Tête de rame : portrait n°1
A la rencontre d’inconnus, croisés dans les transports en commun, et croqués dans leur quotidien de voyageurs du matin et du soir, avec une petite touche d’imagination en plus. Petites capsules temporelles, reflets de notre temps.
Cette femme doit aimer l’ordre. Ses pieds sont sagement alignés, ses jambes serrées, son manteau boutonné, ceint d’une écharpe qui met son cou à l’abri des premiers frimas de l’automne. Ses cheveux sont courts, bien coiffés, pas une mèche qui dépasse. Son sac est posé sur ses genoux, bien fermé. A l’abri. Et chose surprenante, si l’on prête attention à ses voisins de rame qui pianotent frénétiquement sur leur smartphone, elle est plongée dans un livre. « Les jours de mon abandon », d’Elena Ferrante. Un livre avec des pages, fait avec du papier, édité dans une imprimerie par des ouvriers imprimeurs. Pas une fois elle ne lèvera le nez. Peut-être y voit-elle un parallèle avec sa vie à elle, « faites de certitudes conjugales et de petits rituels domestiques » comme on peut le lire au dos du livre. A-t-elle également 38 ans, deux enfants et un bel appartement ? 15 ans de mariage et un homme qui ne veut plus d’elle ? Ses mains fines, aux ongles impeccables, portent des bagues.
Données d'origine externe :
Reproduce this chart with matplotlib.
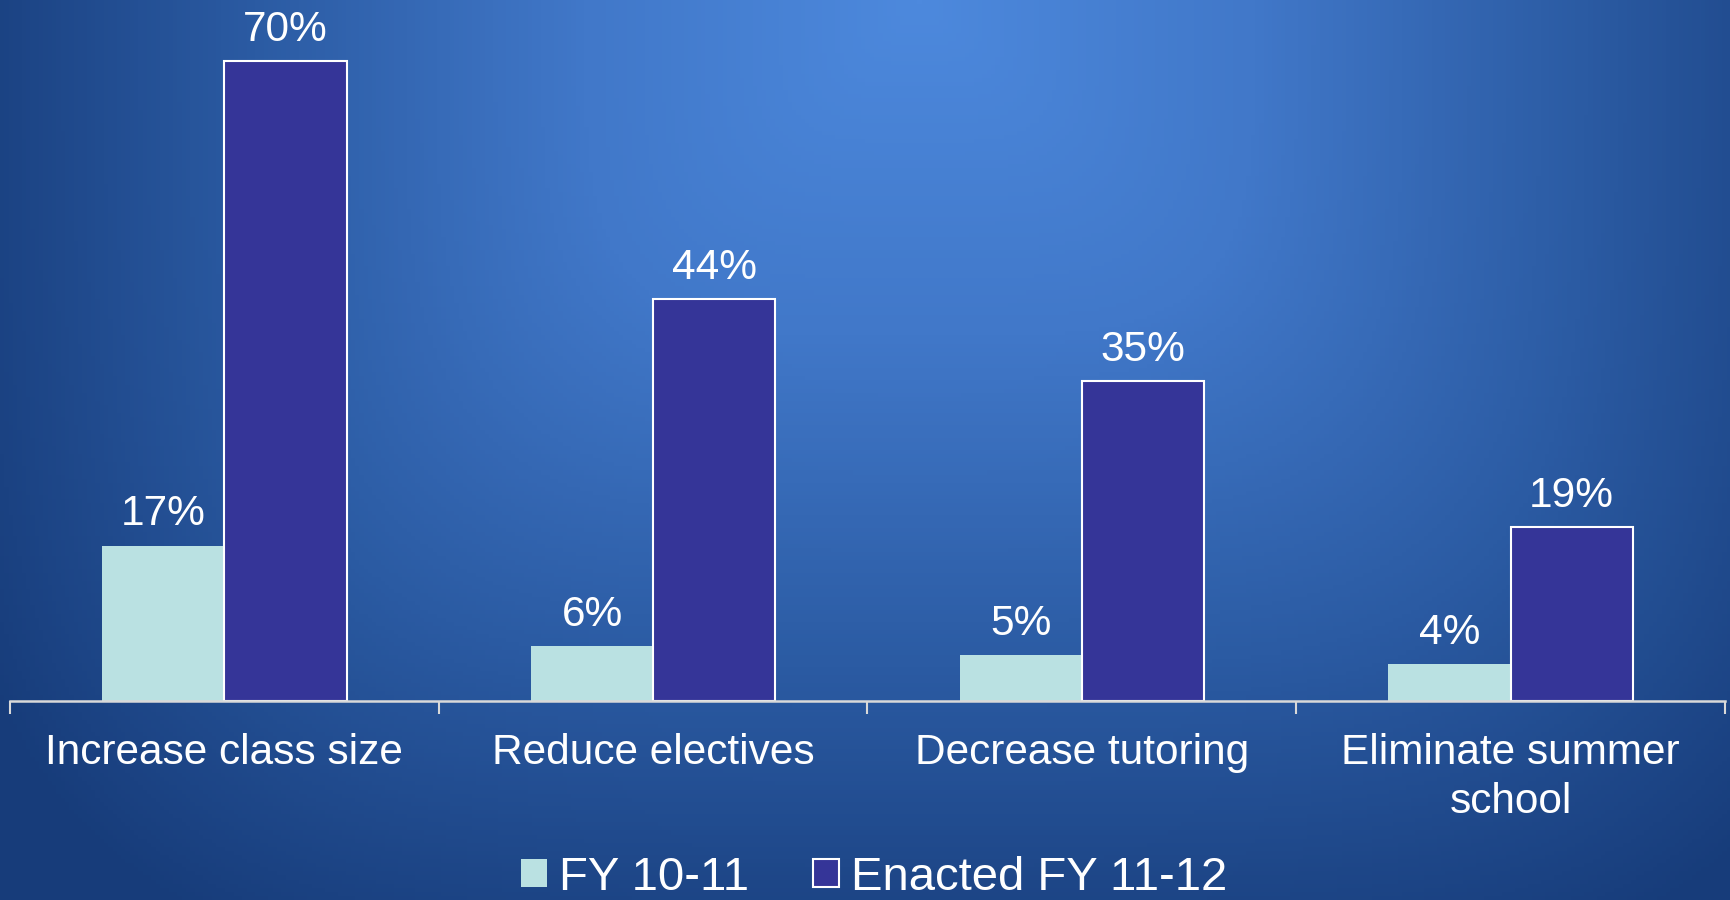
import numpy as np
import matplotlib
matplotlib.use("Agg")
from matplotlib import pyplot as plt
from matplotlib.patches import Patch
from matplotlib.colors import LinearSegmentedColormap

plt.rcParams['font.family'] = ['Liberation Sans', 'DejaVu Sans']

categories = ['Increase class size', 'Reduce electives', 'Decrease tutoring', 'Eliminate summer\nschool']
fy_10_11 = [17, 6, 5, 4]
fy_11_12 = [70, 44, 35, 19]
series_names = ['FY 10-11', 'Enacted FY 11-12']

light = '#bae1e2'
dark = '#353598'

W, H = 1731, 900
fig = plt.figure(figsize=(W / 100, H / 100), dpi=100)

# background: path-style gradient, bright at the top middle
bg = fig.add_axes([0, 0, 1, 1], zorder=-10)
xx, yy = np.meshgrid(np.linspace(0, W, 400), np.linspace(0, H, 220))
dx = np.abs(xx - 920) / 1000
dy = np.abs(yy - 0) / 1000
d = (dx ** 4 + dy ** 4) ** (1 / 4)
d = np.clip(d, 0, 1)
cmap = LinearSegmentedColormap.from_list('bg', ['#4d89dd', '#4178c9', '#2b5ba3', '#173c7a'])
bg.imshow(d, cmap=cmap, vmin=0, vmax=1, aspect='auto', extent=[0, W, H, 0])
bg.axis('off')

px = 9.143  # pixels per percent
ax = fig.add_axes([10 / W, (H - 701) / H, 1715 / W, 76 * px / H])
ax.patch.set_alpha(0)

x = np.arange(len(categories))
bw = 0.285
b1 = ax.bar(x - bw / 2, fy_10_11, bw, color=light, edgecolor='none')
b2 = ax.bar(x + bw / 2, fy_11_12, bw, color=dark, edgecolor='white', linewidth=1.5)

for bars, vals in ((b1, fy_10_11), (b2, fy_11_12)):
    for b, v in zip(bars, vals):
        ax.annotate('{}%'.format(v), (b.get_x() + b.get_width() / 2, v),
                    xytext=(0, 8), textcoords='offset points',
                    ha='center', va='bottom', color='white', fontsize=30.5,
                    annotation_clip=False)

ax.set_xlim(-0.5, len(categories) - 0.5)
ax.set_ylim(0, 76)
for s in ('top', 'right', 'left'):
    ax.spines[s].set_visible(False)
ax.spines['bottom'].set_color('#d9d9d9')
ax.spines['bottom'].set_linewidth(1.8)
ax.set_yticks([])

ax.set_xticks(np.arange(len(categories) + 1) - 0.5)
ax.set_xticklabels([])
ax.tick_params(axis='x', which='major', length=9, width=1.5, color='#d9d9d9', direction='out')
ax.set_xticks(x, minor=True)
ax.set_xticklabels(categories, minor=True, fontsize=30.5, color='white', linespacing=1.3)
ax.tick_params(axis='x', which='minor', length=0, pad=23)

handles = [Patch(facecolor=light, edgecolor='none'),
           Patch(facecolor=dark, edgecolor='white', linewidth=1.5)]
fig.legend(handles, series_names, loc='center', bbox_to_anchor=(0.505, 0.025),
           ncol=2, frameon=False, fontsize=34, labelcolor='white',
           handlelength=0.55, handleheight=0.55, handletextpad=0.25,
           columnspacing=1.35, borderpad=0)

fig.savefig('out.png', dpi=100)
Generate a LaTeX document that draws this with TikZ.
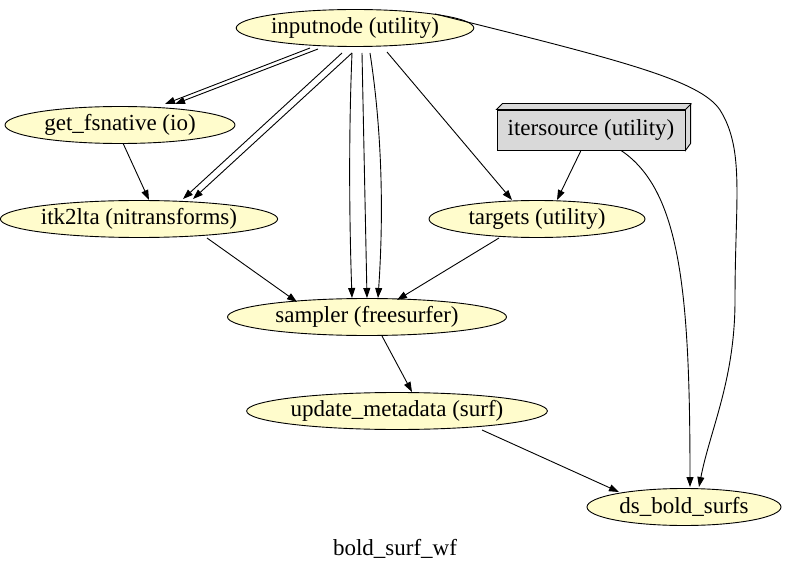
\documentclass[tikz,border=0pt]{standalone}
\usepackage{fontspec}
\setmainfont{Liberation Serif}
\usetikzlibrary{arrows.meta,shapes.geometric}
\begin{document}
\begin{tikzpicture}[x=1pt,y=-1pt,line width=0.9pt,
  el/.style={ellipse,draw,fill=yellow!20,inner sep=0pt,font=\fontsize{23}{25}\selectfont},
  e/.style={-{Triangle[length=10pt,width=7pt]},black},
  bb/.style={draw,fill=gray!30,font=\fontsize{23}{25}\selectfont,minimum width=188pt,minimum height=40pt}]
\useasboundingbox (0,0) rectangle (789,569);
\node[el,minimum width=228pt,minimum height=37pt] (in) at (355,28) {inputnode (utility)};
\node[el,minimum width=230pt,minimum height=37pt] (gf) at (120,125) {get\_fsnative (io)};
\node[bb] (it) at (591,130) {itersource (utility)};
\draw[fill=gray!30] (it.north west) -- ++(6,-6) -- ++(188,0) -- ++(0,40) -- (it.south east) -- (it.north east) -- cycle;
\draw ([shift={(6,-6)}]it.north east) -- (it.north east);
\node[el,minimum width=266pt,minimum height=37pt] (ik) at (139,219) {itk2lta (nitransforms)};
\node[el,minimum width=216pt,minimum height=37pt] (tg) at (537,219) {targets (utility)};
\node[el,minimum width=279pt,minimum height=37pt] (sa) at (367,317) {sampler (freesurfer)};
\node[el,minimum width=259pt,minimum height=37pt] (um) at (397,411) {update\_metadata (surf)};
\node[el,minimum width=194pt,minimum height=37pt] (ds) at (684,507) {ds\_bold\_surfs};
\node[font=\fontsize{23}{25}\selectfont] (lab) at (395,549) {bold\_surf\_wf};
\draw[e] ([shift={(-45,20)}]in.center) -- ([shift={(45,-21)}]gf.center);
\draw[e] ([shift={(-37,21)}]in.center) -- ([shift={(55,-21)}]gf.center);
\draw[e] ([shift={(-13,25)}]in.center) -- ([shift={(44,-20)}]ik.center);
\draw[e] ([shift={(-3,25)}]in.center) -- ([shift={(54,-20)}]ik.center);
\draw[e] ([shift={(-3,25)}]in.center) .. controls (348,150) and (350,240) .. ([shift={(-15,-19)}]sa.center);
\draw[e] ([shift={(7,25)}]in.center) -- ([shift={(0,-19)}]sa.center);
\draw[e] ([shift={(15,25)}]in.center) .. controls (385,150) and (382,240) .. ([shift={(11,-19)}]sa.center);
\draw[e] ([shift={(32,24)}]in.center) -- ([shift={(-25,-19)}]tg.center);
\draw[e] (in.10) .. controls (620,60) and (700,80) .. (720,110) .. controls (745,150) and (735,200) .. (735,300) .. controls (735,380) and (710,430) .. ([shift={(15,-20)}]ds.center);
\draw[e] (gf.-80) -- ([shift={(10,-19)}]ik.center);
\draw[e] ([shift={(-10,0)}]it.south) -- ([shift={(20,-19)}]tg.center);
\draw[e] ([shift={(30,0)}]it.south) .. controls (680,190) and (690,290) .. ([shift={(6,-20)}]ds.center);
\draw[e] ([shift={(68,19)}]ik.center) -- ([shift={(-70,-15)}]sa.center);
\draw[e] ([shift={(-38,19)}]tg.center) -- ([shift={(30,-17)}]sa.center);
\draw[e] ([shift={(15,19)}]sa.center) -- ([shift={(15,-19)}]um.center);
\draw[e] ([shift={(85,19)}]um.center) -- ([shift={(-65,-15)}]ds.center);
\end{tikzpicture}
\end{document}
Autant de témoins de périodes de sa vie. Probablement une bague de famille, se transmettant de mère en fille. Et d’autres liées à l’histoire de son couple, les fiançailles, le mariage, l’anniversaire de mariage. Ces bagues qui s’oxydent inexorablement à mesure que l’usure du temps se penche sur les sentiments. Femme anonyme, noyée parmi les anonymes, comme cette Elena Ferrante dont personne ne sait précisément qui se cache derrière ce pseudonyme. Una poverella que j’appellerai Olga. Bonne journée Olga et que la vie te soit douce.